I think it goes back to what Rob highlights in the post.. the bad marketing is what sticks out. When we think of marketing, we think of booth babes, commercials with bad actors saying awkward things, and airheads who don't understand their business or product.
The best "sales" guy I ever met was a guy who just stopped and listened. He would ask a few questions, work to understand the underlying problems, and if he couldn't help directly, he'd put you in touch with someone who could.. and then buy a beer the next time he saw you.
When we think of marketing, we think of booth babes, commercials with bad actors saying awkward things, and airheads who don't understand their business or product.
That's covered under points 1 and 2 in the article. I found GoDaddy's "informational" videos to be even worse than the ads (at least the ads were just driving traffic, but the videos were incredibly condescending and treated the models as furniture). But I know that those were A/B tested with a lot of variations, and conversion is highest with "booth babes" and saying awkward things.

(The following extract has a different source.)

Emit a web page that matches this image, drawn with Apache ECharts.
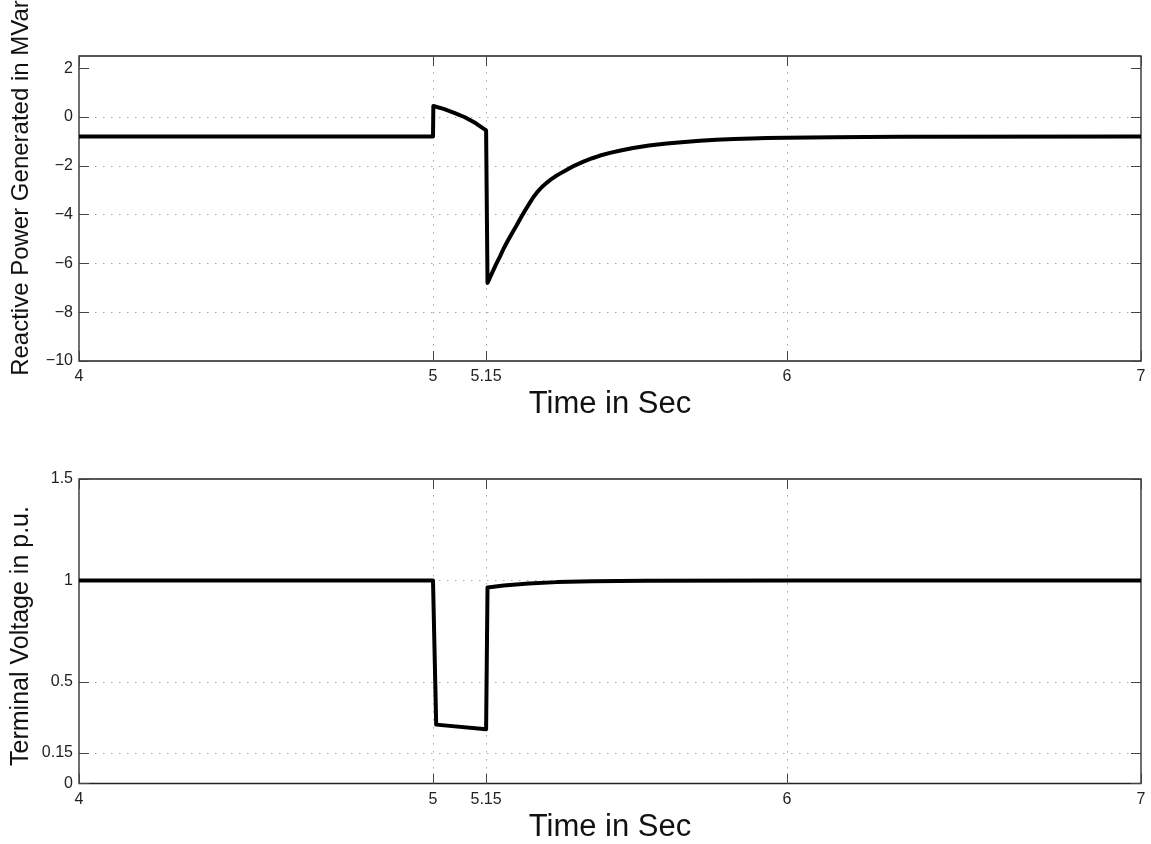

What's more--bad software marketing is SOOOO bad! Think of all that "cloud" marketing that is full of empty lies. Developers don't want to see that. It's such a frustration. I agree with the sentiment-- if you're a marketer, try to code something --or better yet, just download your product you're trying to sell. You need to empathize with your customers a bit to understand how they can get to your product.
This applies to so many fields. IT and security are two common examples from more technical areas. Both are invisible unless they screw up. Programmers get this a lot, too. Good software is often invisible to its users, and programmers mostly get attention when users hit bugs or bad design.
The way we see marketing is often the way a lot of people will see us, so it's something worth learning more about.
You're entirely right, the good sales person and the good marketer spark the conversation and keep it going. They shouldn't be the dominant voice. See my reply below as it pertains to this.
Sidenote: I love Twilio as a company and have ever since you guys sponsored a Startup Weekend in Chicago about 3 years ago. I wish y'all were hiring.
The best "sales" guy I ever met was a guy who just stopped and listened. He would ask a few questions, work to understand the underlying problems, and if he couldn't help directly, he'd put you in touch with someone who could.. and then buy a beer the next time he saw you.
I believe marketing should be the same way.